►

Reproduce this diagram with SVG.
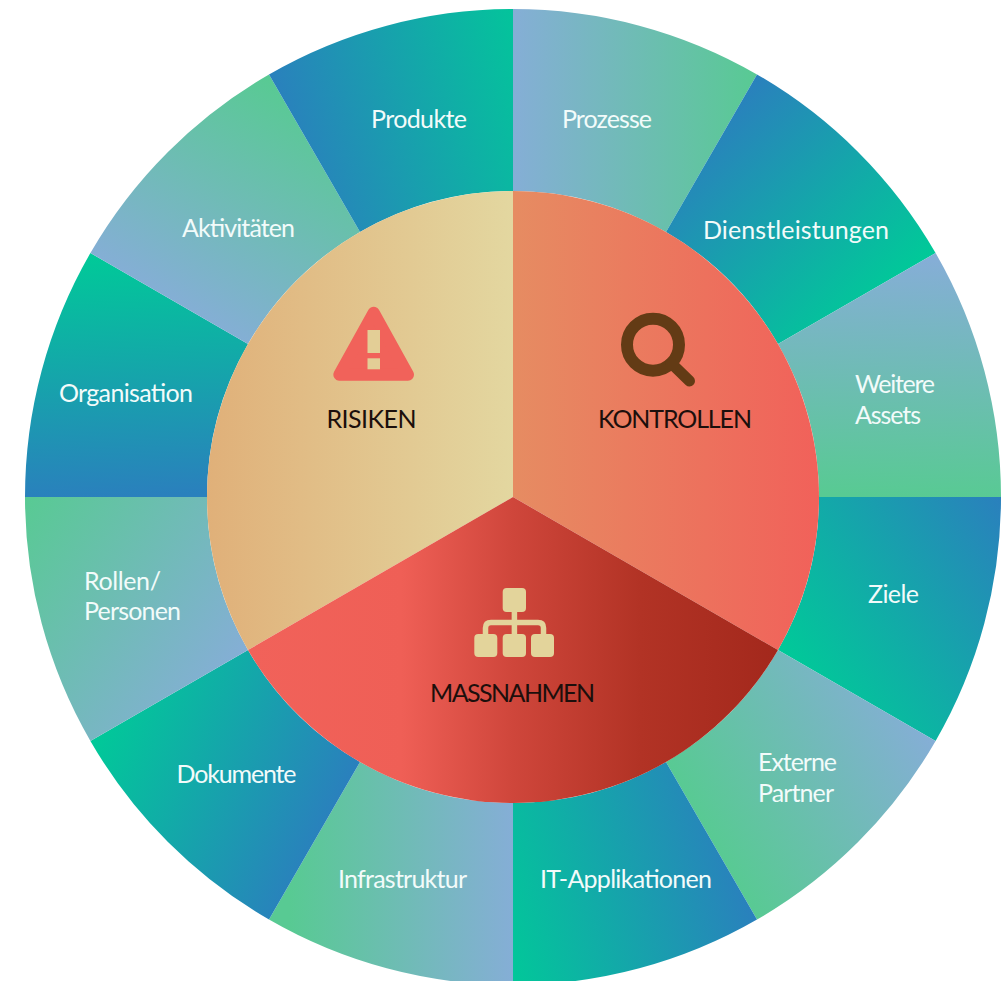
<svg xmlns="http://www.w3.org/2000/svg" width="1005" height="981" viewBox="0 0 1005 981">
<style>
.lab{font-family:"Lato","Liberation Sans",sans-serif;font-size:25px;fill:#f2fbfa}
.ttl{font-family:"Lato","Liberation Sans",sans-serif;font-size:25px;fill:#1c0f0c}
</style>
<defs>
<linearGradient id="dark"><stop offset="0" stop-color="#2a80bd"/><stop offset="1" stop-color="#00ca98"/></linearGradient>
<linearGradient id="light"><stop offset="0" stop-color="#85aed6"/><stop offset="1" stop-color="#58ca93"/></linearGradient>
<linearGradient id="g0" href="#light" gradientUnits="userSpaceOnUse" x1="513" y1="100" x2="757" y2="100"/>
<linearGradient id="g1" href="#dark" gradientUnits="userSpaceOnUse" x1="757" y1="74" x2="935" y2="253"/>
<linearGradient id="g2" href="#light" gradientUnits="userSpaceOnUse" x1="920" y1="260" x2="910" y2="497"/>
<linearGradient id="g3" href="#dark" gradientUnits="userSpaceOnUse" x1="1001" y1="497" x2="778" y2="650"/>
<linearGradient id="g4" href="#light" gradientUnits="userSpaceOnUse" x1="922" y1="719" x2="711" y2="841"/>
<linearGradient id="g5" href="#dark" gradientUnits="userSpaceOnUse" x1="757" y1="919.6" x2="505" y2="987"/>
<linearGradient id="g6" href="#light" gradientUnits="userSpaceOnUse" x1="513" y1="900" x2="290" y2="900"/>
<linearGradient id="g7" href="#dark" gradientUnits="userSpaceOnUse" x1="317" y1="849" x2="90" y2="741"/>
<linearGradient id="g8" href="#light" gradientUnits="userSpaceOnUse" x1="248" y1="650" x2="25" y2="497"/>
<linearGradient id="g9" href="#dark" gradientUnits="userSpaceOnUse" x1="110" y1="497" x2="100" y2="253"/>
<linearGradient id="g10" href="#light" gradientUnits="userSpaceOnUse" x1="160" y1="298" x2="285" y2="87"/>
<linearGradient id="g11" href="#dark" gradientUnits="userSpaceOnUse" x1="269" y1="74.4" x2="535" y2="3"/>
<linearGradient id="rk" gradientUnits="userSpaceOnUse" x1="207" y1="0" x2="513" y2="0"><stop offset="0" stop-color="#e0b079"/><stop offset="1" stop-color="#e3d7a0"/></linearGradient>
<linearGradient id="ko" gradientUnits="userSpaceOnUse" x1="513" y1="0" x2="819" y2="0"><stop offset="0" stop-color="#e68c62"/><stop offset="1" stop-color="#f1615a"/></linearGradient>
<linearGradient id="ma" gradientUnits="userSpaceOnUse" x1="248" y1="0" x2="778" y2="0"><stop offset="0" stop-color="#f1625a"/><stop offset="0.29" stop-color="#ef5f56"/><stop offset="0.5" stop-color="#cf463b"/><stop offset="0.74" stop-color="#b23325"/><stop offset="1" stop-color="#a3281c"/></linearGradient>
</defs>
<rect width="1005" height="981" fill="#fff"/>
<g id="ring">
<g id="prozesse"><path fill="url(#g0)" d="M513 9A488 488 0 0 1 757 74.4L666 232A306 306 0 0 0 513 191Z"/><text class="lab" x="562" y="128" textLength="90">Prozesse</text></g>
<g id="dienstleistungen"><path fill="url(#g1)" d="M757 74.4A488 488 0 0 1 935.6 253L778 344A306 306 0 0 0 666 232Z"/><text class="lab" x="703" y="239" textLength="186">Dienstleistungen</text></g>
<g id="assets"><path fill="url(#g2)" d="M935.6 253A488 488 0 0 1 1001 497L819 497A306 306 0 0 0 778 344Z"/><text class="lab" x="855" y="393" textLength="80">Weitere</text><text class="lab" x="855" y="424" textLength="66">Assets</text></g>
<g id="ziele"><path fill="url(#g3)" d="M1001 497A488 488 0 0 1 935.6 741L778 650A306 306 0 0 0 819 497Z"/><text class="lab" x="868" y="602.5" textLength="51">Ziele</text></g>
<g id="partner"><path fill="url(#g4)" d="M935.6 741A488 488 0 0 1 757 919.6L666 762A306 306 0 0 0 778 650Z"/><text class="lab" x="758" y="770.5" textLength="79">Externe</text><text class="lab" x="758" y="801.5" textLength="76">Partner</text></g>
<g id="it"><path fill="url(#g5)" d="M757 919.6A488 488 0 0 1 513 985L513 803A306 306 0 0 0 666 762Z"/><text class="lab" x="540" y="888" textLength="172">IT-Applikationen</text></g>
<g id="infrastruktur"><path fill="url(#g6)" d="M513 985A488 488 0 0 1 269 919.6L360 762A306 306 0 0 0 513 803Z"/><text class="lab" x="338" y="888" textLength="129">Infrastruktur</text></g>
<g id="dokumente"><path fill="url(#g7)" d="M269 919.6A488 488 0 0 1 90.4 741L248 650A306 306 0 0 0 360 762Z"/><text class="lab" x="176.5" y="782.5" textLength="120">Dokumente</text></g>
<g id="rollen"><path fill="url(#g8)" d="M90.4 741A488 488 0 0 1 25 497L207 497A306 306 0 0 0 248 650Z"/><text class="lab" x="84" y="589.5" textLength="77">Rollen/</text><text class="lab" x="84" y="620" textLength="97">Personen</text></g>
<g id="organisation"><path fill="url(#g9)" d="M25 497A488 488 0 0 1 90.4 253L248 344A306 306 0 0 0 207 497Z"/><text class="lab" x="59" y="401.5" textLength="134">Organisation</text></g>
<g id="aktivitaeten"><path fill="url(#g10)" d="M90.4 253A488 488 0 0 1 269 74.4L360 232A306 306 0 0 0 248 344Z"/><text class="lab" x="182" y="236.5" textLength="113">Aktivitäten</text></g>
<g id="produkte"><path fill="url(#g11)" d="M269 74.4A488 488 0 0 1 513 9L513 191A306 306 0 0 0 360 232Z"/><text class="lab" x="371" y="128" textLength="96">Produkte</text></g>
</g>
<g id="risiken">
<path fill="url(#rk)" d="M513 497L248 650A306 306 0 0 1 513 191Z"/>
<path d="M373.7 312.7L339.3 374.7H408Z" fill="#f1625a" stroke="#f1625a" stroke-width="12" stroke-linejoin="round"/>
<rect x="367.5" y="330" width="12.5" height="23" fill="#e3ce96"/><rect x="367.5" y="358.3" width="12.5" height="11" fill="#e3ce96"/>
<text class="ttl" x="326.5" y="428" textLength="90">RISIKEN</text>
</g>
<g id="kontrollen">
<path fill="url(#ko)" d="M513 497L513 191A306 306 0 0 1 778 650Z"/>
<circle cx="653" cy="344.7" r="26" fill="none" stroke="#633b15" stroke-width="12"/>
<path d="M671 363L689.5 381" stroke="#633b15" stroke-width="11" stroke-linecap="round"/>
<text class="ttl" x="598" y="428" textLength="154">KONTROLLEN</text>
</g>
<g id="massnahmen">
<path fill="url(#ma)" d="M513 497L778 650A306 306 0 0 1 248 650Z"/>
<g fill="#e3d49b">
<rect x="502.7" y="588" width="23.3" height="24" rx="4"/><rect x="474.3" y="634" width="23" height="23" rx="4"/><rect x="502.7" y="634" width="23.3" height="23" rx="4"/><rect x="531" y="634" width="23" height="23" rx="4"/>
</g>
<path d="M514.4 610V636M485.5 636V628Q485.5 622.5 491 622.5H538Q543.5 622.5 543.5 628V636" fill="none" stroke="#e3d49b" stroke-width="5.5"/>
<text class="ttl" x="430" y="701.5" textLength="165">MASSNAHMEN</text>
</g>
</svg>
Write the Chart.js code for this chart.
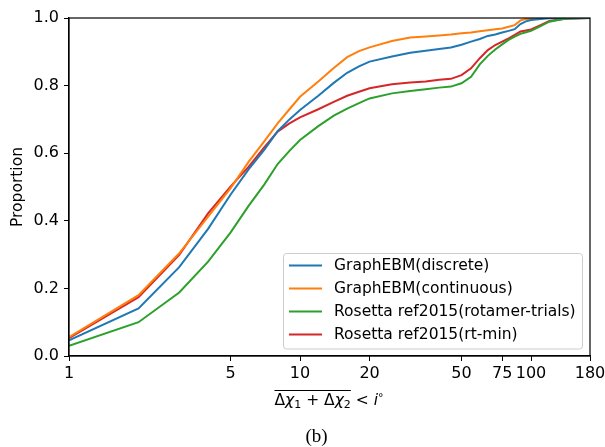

◄

> **Direction**
Reproduce the material word for word, minus the images.

> **In response**
Reproduce this diagram with SVG.
<svg xmlns="http://www.w3.org/2000/svg" width="1005" height="981" viewBox="0 0 1005 981">
<style>
.lab{font-family:"Lato","Liberation Sans",sans-serif;font-size:25px;fill:#f2fbfa}
.ttl{font-family:"Lato","Liberation Sans",sans-serif;font-size:25px;fill:#1c0f0c}
</style>
<defs>
<linearGradient id="dark"><stop offset="0" stop-color="#2a80bd"/><stop offset="1" stop-color="#00ca98"/></linearGradient>
<linearGradient id="light"><stop offset="0" stop-color="#85aed6"/><stop offset="1" stop-color="#58ca93"/></linearGradient>
<linearGradient id="g0" href="#light" gradientUnits="userSpaceOnUse" x1="513" y1="100" x2="757" y2="100"/>
<linearGradient id="g1" href="#dark" gradientUnits="userSpaceOnUse" x1="757" y1="74" x2="935" y2="253"/>
<linearGradient id="g2" href="#light" gradientUnits="userSpaceOnUse" x1="920" y1="260" x2="910" y2="497"/>
<linearGradient id="g3" href="#dark" gradientUnits="userSpaceOnUse" x1="1001" y1="497" x2="778" y2="650"/>
<linearGradient id="g4" href="#light" gradientUnits="userSpaceOnUse" x1="922" y1="719" x2="711" y2="841"/>
<linearGradient id="g5" href="#dark" gradientUnits="userSpaceOnUse" x1="757" y1="919.6" x2="505" y2="987"/>
<linearGradient id="g6" href="#light" gradientUnits="userSpaceOnUse" x1="513" y1="900" x2="290" y2="900"/>
<linearGradient id="g7" href="#dark" gradientUnits="userSpaceOnUse" x1="317" y1="849" x2="90" y2="741"/>
<linearGradient id="g8" href="#light" gradientUnits="userSpaceOnUse" x1="248" y1="650" x2="25" y2="497"/>
<linearGradient id="g9" href="#dark" gradientUnits="userSpaceOnUse" x1="110" y1="497" x2="100" y2="253"/>
<linearGradient id="g10" href="#light" gradientUnits="userSpaceOnUse" x1="160" y1="298" x2="285" y2="87"/>
<linearGradient id="g11" href="#dark" gradientUnits="userSpaceOnUse" x1="269" y1="74.4" x2="535" y2="3"/>
<linearGradient id="rk" gradientUnits="userSpaceOnUse" x1="207" y1="0" x2="513" y2="0"><stop offset="0" stop-color="#e0b079"/><stop offset="1" stop-color="#e3d7a0"/></linearGradient>
<linearGradient id="ko" gradientUnits="userSpaceOnUse" x1="513" y1="0" x2="819" y2="0"><stop offset="0" stop-color="#e68c62"/><stop offset="1" stop-color="#f1615a"/></linearGradient>
<linearGradient id="ma" gradientUnits="userSpaceOnUse" x1="248" y1="0" x2="778" y2="0"><stop offset="0" stop-color="#f1625a"/><stop offset="0.29" stop-color="#ef5f56"/><stop offset="0.5" stop-color="#cf463b"/><stop offset="0.74" stop-color="#b23325"/><stop offset="1" stop-color="#a3281c"/></linearGradient>
</defs>
<rect width="1005" height="981" fill="#fff"/>
<g id="ring">
<g id="prozesse"><path fill="url(#g0)" d="M513 9A488 488 0 0 1 757 74.4L666 232A306 306 0 0 0 513 191Z"/><text class="lab" x="562" y="128" textLength="90">Prozesse</text></g>
<g id="dienstleistungen"><path fill="url(#g1)" d="M757 74.4A488 488 0 0 1 935.6 253L778 344A306 306 0 0 0 666 232Z"/><text class="lab" x="703" y="239" textLength="186">Dienstleistungen</text></g>
<g id="assets"><path fill="url(#g2)" d="M935.6 253A488 488 0 0 1 1001 497L819 497A306 306 0 0 0 778 344Z"/><text class="lab" x="855" y="393" textLength="80">Weitere</text><text class="lab" x="855" y="424" textLength="66">Assets</text></g>
<g id="ziele"><path fill="url(#g3)" d="M1001 497A488 488 0 0 1 935.6 741L778 650A306 306 0 0 0 819 497Z"/><text class="lab" x="868" y="602.5" textLength="51">Ziele</text></g>
<g id="partner"><path fill="url(#g4)" d="M935.6 741A488 488 0 0 1 757 919.6L666 762A306 306 0 0 0 778 650Z"/><text class="lab" x="758" y="770.5" textLength="79">Externe</text><text class="lab" x="758" y="801.5" textLength="76">Partner</text></g>
<g id="it"><path fill="url(#g5)" d="M757 919.6A488 488 0 0 1 513 985L513 803A306 306 0 0 0 666 762Z"/><text class="lab" x="540" y="888" textLength="172">IT-Applikationen</text></g>
<g id="infrastruktur"><path fill="url(#g6)" d="M513 985A488 488 0 0 1 269 919.6L360 762A306 306 0 0 0 513 803Z"/><text class="lab" x="338" y="888" textLength="129">Infrastruktur</text></g>
<g id="dokumente"><path fill="url(#g7)" d="M269 919.6A488 488 0 0 1 90.4 741L248 650A306 306 0 0 0 360 762Z"/><text class="lab" x="176.5" y="782.5" textLength="120">Dokumente</text></g>
<g id="rollen"><path fill="url(#g8)" d="M90.4 741A488 488 0 0 1 25 497L207 497A306 306 0 0 0 248 650Z"/><text class="lab" x="84" y="589.5" textLength="77">Rollen/</text><text class="lab" x="84" y="620" textLength="97">Personen</text></g>
<g id="organisation"><path fill="url(#g9)" d="M25 497A488 488 0 0 1 90.4 253L248 344A306 306 0 0 0 207 497Z"/><text class="lab" x="59" y="401.5" textLength="134">Organisation</text></g>
<g id="aktivitaeten"><path fill="url(#g10)" d="M90.4 253A488 488 0 0 1 269 74.4L360 232A306 306 0 0 0 248 344Z"/><text class="lab" x="182" y="236.5" textLength="113">Aktivitäten</text></g>
<g id="produkte"><path fill="url(#g11)" d="M269 74.4A488 488 0 0 1 513 9L513 191A306 306 0 0 0 360 232Z"/><text class="lab" x="371" y="128" textLength="96">Produkte</text></g>
</g>
<g id="risiken">
<path fill="url(#rk)" d="M513 497L248 650A306 306 0 0 1 513 191Z"/>
<path d="M373.7 312.7L339.3 374.7H408Z" fill="#f1625a" stroke="#f1625a" stroke-width="12" stroke-linejoin="round"/>
<rect x="367.5" y="330" width="12.5" height="23" fill="#e3ce96"/><rect x="367.5" y="358.3" width="12.5" height="11" fill="#e3ce96"/>
<text class="ttl" x="326.5" y="428" textLength="90">RISIKEN</text>
</g>
<g id="kontrollen">
<path fill="url(#ko)" d="M513 497L513 191A306 306 0 0 1 778 650Z"/>
<circle cx="653" cy="344.7" r="26" fill="none" stroke="#633b15" stroke-width="12"/>
<path d="M671 363L689.5 381" stroke="#633b15" stroke-width="11" stroke-linecap="round"/>
<text class="ttl" x="598" y="428" textLength="154">KONTROLLEN</text>
</g>
<g id="massnahmen">
<path fill="url(#ma)" d="M513 497L778 650A306 306 0 0 1 248 650Z"/>
<g fill="#e3d49b">
<rect x="502.7" y="588" width="23.3" height="24" rx="4"/><rect x="474.3" y="634" width="23" height="23" rx="4"/><rect x="502.7" y="634" width="23.3" height="23" rx="4"/><rect x="531" y="634" width="23" height="23" rx="4"/>
</g>
<path d="M514.4 610V636M485.5 636V628Q485.5 622.5 491 622.5H538Q543.5 622.5 543.5 628V636" fill="none" stroke="#e3d49b" stroke-width="5.5"/>
<text class="ttl" x="430" y="701.5" textLength="165">MASSNAHMEN</text>
</g>
</svg>
Write the Chart.js code for this chart.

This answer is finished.